There is no difference at all between a broken bone and a fracture. A fracture is not a kind of break or a different degree of breakage. To break a bone is exactly the same thing as to fracture a bone.
Sometimes, a snapping sound can be heard when a bone is broken. If the person cannot move the body part and is experiencing a lot of pain, a bone may be fractured. In some cases, the part may still be able to be moved, but it will probably move abnormally.
An open break means that the bone is sticking out through the skin and the body is bleeding in response. The bleeding should be stopped without putting any pressure on the bone. Those with a broken bone in the neck or back should not be moved, as it could cause further damage.
A broken arm or leg may be put into a cast to help it heal. The cast must be kept clean and dry, or it could cause problems for the body part underneath. Medical experts often recommend raising the injured limb in the cast up when resting it to help keep it from swelling.

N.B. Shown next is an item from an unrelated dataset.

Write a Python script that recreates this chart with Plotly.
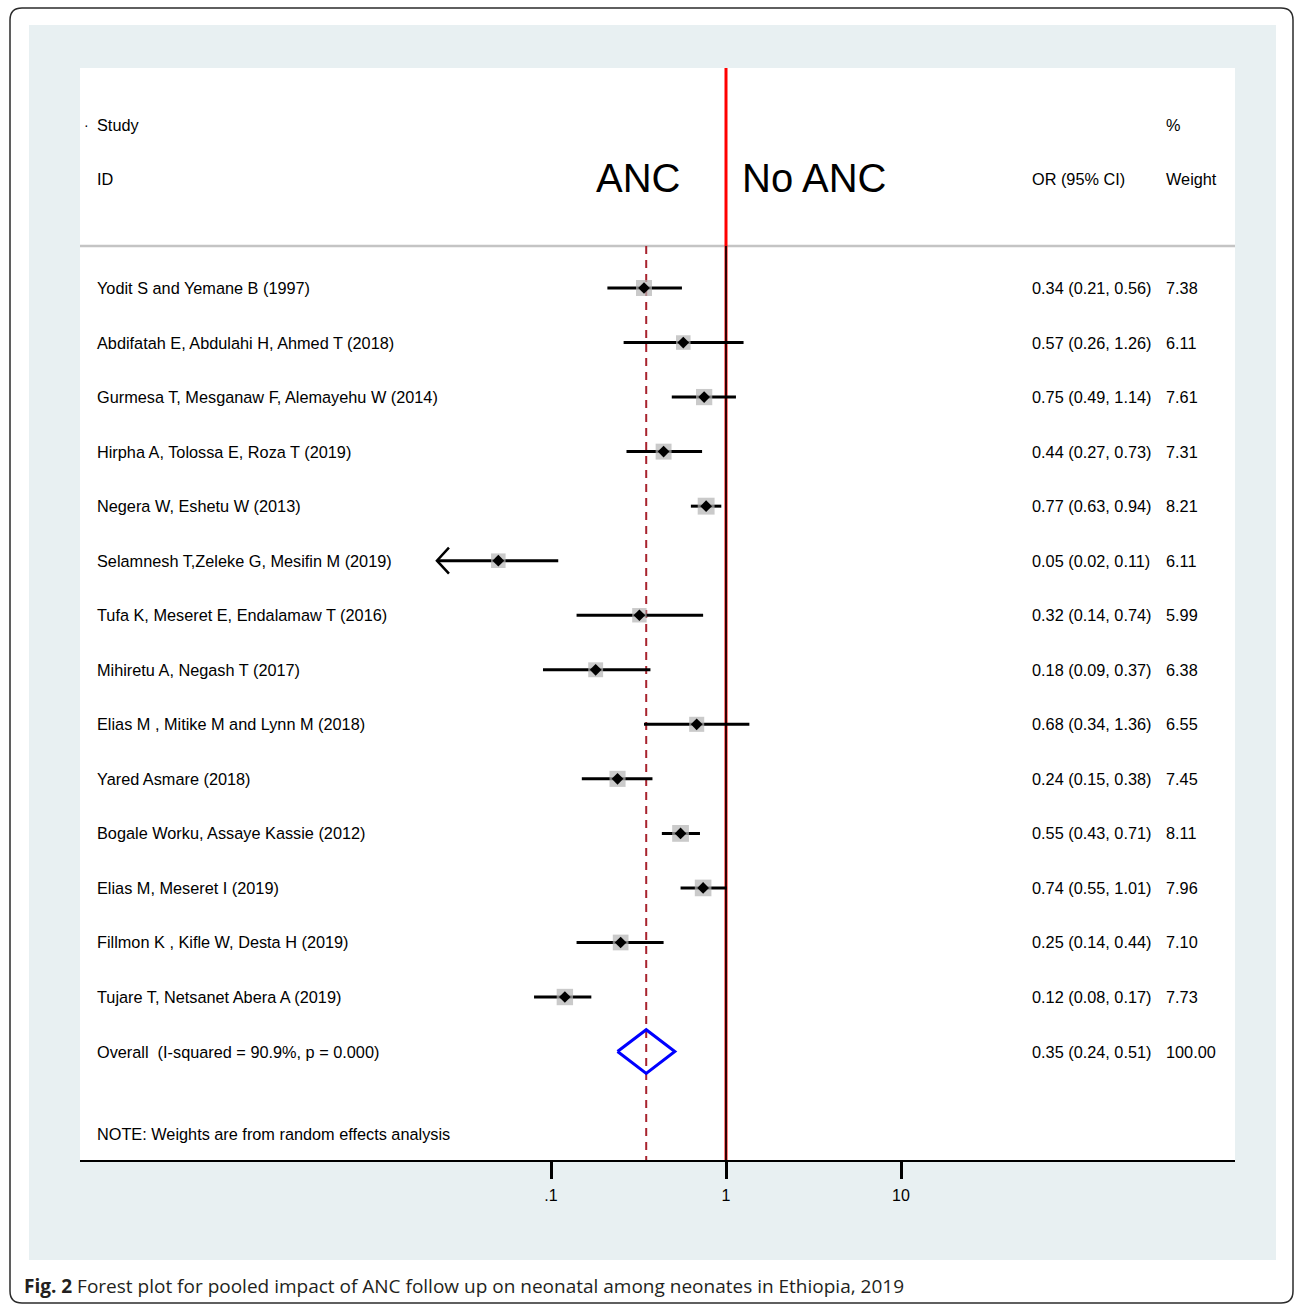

Sometimes, an orthopedic surgeon will perform surgery on the broken bone before putting it in a cast. Open reduction internal fixation (ORIF) is a surgical procedure that often uses screws and plates system to help keep the bone in place as it heals. An object called an intramedullary rod (IM rod) is sometimes used instead of the screws and plates. ORIF is also called open treatment.
A sprain and a strain are different from a fracture, because they involve damage to the ligament or muscle, not the bone. Ligaments bind the bones together, and a sprain is the name for when the ligament is stretched too far or torn. A strain is when the fibers in a muscle or tendon — which attaches muscle to bone — are torn. Signs for both strains and sprains include bruising, swelling, and pain, and this type of injury should be examined by a medical professional.